A process without historical precedent
Germany has been reunited since October 3, 1990. The peaceful revolution of the people in the GDR had brought down the Wall that had divided Germany into east and west.
November 9, 1989, the day on which the Berlin Wall fell, marked the climax of a trend that was similar to a revolution and in which the citizens of the GDR played the main role. Some, because they did everything in their power to leave a state that refused to grant them the freedom to travel and who by occupying embassies abroad forced the authorities into allowing them to leave, and others because they proclaimed in no uncertain terms that they wished to stay in the GDR. However, they also demanded fundamental reforms, which the regime could not agree to without setting its downfall in motion. Given this assault on two fronts, despite massive security measures the GDR collapsed like a house of cards in the space of just a few months. This paved the way for the division of Germany to be overcome and for the country to be reunited on October 3, 1990.

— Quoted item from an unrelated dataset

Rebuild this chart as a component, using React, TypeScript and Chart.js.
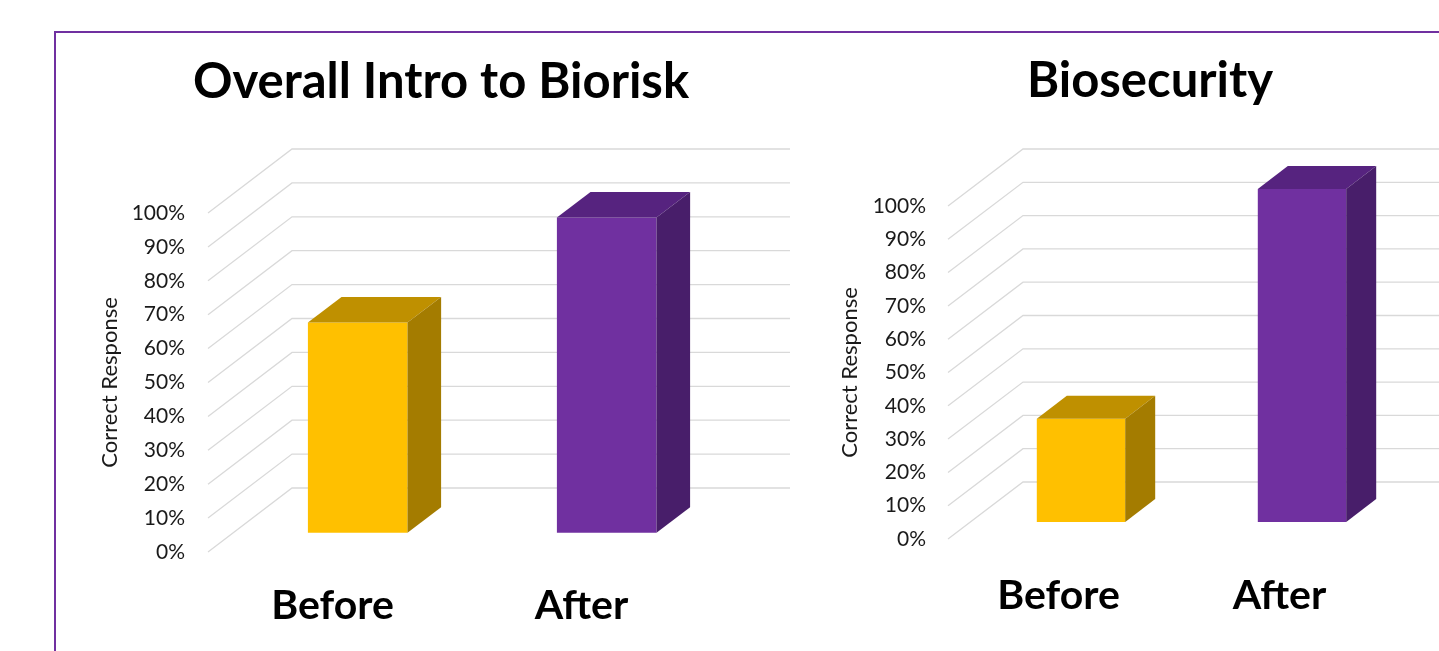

At the beginning of 1989 hardly anybody in Germany, either in the west or east, had anticipated that the 40th anniversary of the GDR in the fall would also be its last, that the Berlin Wall would soon disappear, and that Germany, which was divided into two states, would be (re-) united. No one had suspected that as a result the political constellations that had dominated post-War European politics for more than forty years would dissolve. But then everything changed. All at once history, which for decades had been evolving at a snail’s pace in Europe, began trotting, before finally breaking into a wild gallop. The speed of the changes even took the breath away from those observers who were mere onlookers and not themselves directly involved in the course of events. A mere ten months after the fall of the Wall the Two Plus Four Agreement signed on September 12, 1990 paved the way for the reunification of Germany.
For a short time, German Unity, which in constitutional terms was completed on October 3, 1990 with the accession of the five new federal states “to the area of validity of the Basic Law of the Federal Republic of Germany”, triggered exuberant collective joy, borne by the certainty of being able to shoulder the challenges of the unification process. What followed, however was what Bertolt Brecht once called “the trudge across the flatlands”. The difficulties many Germans had with their newly found freedom were also a consequence of the fact that it came when hardly anybody had been expecting it and at a speed no one was used to.